• _SUPPLIED MATERIAL_

——

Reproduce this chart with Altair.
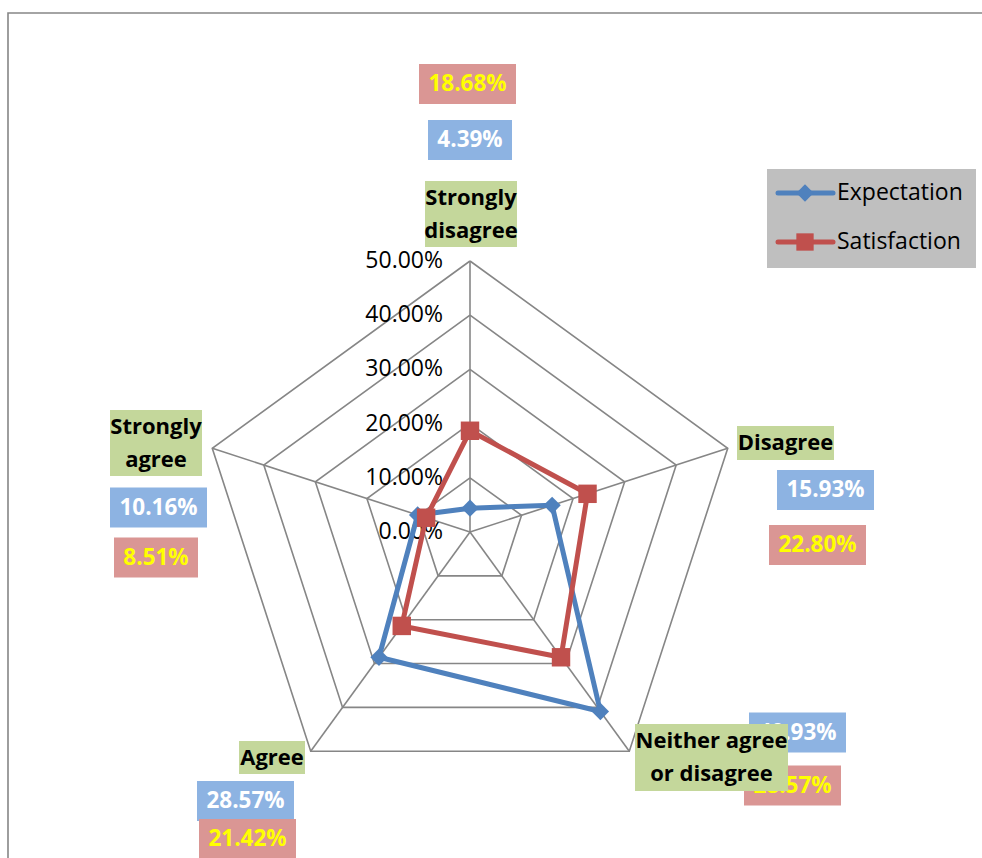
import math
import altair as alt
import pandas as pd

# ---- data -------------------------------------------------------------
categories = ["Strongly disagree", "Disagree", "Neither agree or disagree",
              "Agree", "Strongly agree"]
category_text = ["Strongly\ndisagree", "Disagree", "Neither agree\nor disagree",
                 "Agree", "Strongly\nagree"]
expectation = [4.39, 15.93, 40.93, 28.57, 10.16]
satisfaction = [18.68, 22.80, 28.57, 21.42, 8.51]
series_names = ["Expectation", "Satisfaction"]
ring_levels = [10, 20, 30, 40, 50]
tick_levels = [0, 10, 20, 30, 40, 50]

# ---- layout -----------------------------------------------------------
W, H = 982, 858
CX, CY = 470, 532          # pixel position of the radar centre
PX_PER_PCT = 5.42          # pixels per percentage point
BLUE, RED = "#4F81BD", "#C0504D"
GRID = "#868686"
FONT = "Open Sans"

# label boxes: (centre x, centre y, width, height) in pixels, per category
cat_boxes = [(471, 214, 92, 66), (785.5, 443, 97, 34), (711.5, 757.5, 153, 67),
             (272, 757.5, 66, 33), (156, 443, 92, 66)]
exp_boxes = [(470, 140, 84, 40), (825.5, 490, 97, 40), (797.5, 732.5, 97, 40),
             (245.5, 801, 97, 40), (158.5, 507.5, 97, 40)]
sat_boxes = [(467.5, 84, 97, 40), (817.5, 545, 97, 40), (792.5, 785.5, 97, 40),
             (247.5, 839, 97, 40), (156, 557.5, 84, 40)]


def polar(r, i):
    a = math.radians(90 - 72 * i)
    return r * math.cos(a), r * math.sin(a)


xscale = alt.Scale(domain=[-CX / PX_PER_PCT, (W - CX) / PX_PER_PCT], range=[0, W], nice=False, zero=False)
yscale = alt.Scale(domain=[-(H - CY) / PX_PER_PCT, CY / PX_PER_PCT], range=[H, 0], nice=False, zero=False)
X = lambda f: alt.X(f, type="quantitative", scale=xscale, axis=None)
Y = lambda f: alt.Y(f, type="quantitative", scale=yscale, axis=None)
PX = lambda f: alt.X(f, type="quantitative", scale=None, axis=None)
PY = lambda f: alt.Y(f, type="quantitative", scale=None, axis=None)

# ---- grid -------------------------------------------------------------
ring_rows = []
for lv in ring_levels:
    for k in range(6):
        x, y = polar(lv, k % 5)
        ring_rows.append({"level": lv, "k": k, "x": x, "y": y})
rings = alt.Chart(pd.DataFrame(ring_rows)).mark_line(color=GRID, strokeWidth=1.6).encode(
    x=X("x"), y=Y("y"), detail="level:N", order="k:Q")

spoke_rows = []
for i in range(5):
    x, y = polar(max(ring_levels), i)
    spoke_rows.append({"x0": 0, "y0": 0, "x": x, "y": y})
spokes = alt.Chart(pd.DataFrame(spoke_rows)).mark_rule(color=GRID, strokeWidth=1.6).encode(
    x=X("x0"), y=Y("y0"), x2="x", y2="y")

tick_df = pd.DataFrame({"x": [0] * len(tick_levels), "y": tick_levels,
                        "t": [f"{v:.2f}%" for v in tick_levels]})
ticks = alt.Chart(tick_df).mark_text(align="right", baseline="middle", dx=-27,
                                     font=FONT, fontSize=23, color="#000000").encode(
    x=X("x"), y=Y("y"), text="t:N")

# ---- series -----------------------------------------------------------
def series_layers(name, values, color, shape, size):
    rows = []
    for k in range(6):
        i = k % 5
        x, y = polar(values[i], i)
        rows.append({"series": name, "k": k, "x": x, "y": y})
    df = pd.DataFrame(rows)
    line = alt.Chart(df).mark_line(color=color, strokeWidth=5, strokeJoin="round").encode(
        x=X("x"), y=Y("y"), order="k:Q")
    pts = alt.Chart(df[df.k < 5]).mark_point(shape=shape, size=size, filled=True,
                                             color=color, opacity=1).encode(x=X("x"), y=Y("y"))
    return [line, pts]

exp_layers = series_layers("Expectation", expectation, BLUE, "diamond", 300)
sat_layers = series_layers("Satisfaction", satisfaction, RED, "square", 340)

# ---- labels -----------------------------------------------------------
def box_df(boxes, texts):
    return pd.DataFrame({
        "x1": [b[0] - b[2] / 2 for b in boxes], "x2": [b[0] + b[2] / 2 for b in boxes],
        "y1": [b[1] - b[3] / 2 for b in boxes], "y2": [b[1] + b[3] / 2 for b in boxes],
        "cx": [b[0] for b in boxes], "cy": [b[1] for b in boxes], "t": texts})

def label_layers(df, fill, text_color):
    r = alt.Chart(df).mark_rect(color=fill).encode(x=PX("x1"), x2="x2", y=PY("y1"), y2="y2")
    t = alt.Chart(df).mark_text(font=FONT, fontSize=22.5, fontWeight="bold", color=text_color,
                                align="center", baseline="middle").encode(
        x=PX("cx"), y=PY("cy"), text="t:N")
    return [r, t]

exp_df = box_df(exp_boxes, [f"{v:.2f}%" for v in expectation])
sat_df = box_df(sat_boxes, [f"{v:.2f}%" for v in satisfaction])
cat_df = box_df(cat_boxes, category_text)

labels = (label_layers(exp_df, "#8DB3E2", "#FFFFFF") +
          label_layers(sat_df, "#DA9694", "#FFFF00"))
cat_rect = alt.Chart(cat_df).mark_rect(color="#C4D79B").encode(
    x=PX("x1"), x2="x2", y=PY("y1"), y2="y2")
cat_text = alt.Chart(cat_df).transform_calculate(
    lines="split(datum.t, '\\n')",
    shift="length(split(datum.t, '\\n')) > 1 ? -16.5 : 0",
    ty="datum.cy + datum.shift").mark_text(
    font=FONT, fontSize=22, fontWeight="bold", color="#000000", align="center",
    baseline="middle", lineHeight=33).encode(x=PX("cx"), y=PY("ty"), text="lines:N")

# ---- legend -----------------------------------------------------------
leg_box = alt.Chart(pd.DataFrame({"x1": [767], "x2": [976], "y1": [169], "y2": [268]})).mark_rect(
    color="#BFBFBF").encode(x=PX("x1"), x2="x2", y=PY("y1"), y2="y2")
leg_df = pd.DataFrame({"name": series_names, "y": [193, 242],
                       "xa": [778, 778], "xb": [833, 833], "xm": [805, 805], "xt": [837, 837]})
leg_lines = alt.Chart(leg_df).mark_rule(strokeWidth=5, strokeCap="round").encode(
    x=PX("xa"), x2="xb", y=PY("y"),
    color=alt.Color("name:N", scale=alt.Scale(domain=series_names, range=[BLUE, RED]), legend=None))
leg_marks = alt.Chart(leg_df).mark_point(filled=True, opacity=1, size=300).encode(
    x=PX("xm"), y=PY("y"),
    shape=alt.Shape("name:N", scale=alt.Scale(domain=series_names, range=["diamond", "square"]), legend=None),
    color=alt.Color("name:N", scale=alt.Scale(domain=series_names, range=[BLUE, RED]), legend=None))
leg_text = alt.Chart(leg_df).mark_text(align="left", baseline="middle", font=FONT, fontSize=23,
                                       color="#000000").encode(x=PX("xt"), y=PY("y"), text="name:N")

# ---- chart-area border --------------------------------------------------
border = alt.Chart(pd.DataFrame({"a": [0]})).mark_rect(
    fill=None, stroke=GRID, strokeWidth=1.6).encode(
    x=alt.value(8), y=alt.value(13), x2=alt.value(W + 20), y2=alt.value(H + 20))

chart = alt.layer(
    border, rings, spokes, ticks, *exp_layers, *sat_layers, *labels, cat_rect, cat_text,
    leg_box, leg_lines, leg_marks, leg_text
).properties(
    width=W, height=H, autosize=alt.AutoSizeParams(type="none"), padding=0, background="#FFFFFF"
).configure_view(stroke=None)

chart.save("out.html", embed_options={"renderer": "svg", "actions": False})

——

Restate the material word for word from its first line through the line containing "PY = lambda", both included; the pictures do not belong in it.

Reproduce this chart with Altair.
import math
import altair as alt
import pandas as pd

# ---- data -------------------------------------------------------------
categories = ["Strongly disagree", "Disagree", "Neither agree or disagree",
              "Agree", "Strongly agree"]
category_text = ["Strongly\ndisagree", "Disagree", "Neither agree\nor disagree",
                 "Agree", "Strongly\nagree"]
expectation = [4.39, 15.93, 40.93, 28.57, 10.16]
satisfaction = [18.68, 22.80, 28.57, 21.42, 8.51]
series_names = ["Expectation", "Satisfaction"]
ring_levels = [10, 20, 30, 40, 50]
tick_levels = [0, 10, 20, 30, 40, 50]

# ---- layout -----------------------------------------------------------
W, H = 982, 858
CX, CY = 470, 532          # pixel position of the radar centre
PX_PER_PCT = 5.42          # pixels per percentage point
BLUE, RED = "#4F81BD", "#C0504D"
GRID = "#868686"
FONT = "Open Sans"

# label boxes: (centre x, centre y, width, height) in pixels, per category
cat_boxes = [(471, 214, 92, 66), (785.5, 443, 97, 34), (711.5, 757.5, 153, 67),
             (272, 757.5, 66, 33), (156, 443, 92, 66)]
exp_boxes = [(470, 140, 84, 40), (825.5, 490, 97, 40), (797.5, 732.5, 97, 40),
             (245.5, 801, 97, 40), (158.5, 507.5, 97, 40)]
sat_boxes = [(467.5, 84, 97, 40), (817.5, 545, 97, 40), (792.5, 785.5, 97, 40),
             (247.5, 839, 97, 40), (156, 557.5, 84, 40)]


def polar(r, i):
    a = math.radians(90 - 72 * i)
    return r * math.cos(a), r * math.sin(a)


xscale = alt.Scale(domain=[-CX / PX_PER_PCT, (W - CX) / PX_PER_PCT], range=[0, W], nice=False, zero=False)
yscale = alt.Scale(domain=[-(H - CY) / PX_PER_PCT, CY / PX_PER_PCT], range=[H, 0], nice=False, zero=False)
X = lambda f: alt.X(f, type="quantitative", scale=xscale, axis=None)
Y = lambda f: alt.Y(f, type="quantitative", scale=yscale, axis=None)
PX = lambda f: alt.X(f, type="quantitative", scale=None, axis=None)
PY = lambda f: alt.Y(f, type="quantitative", scale=None, axis=None)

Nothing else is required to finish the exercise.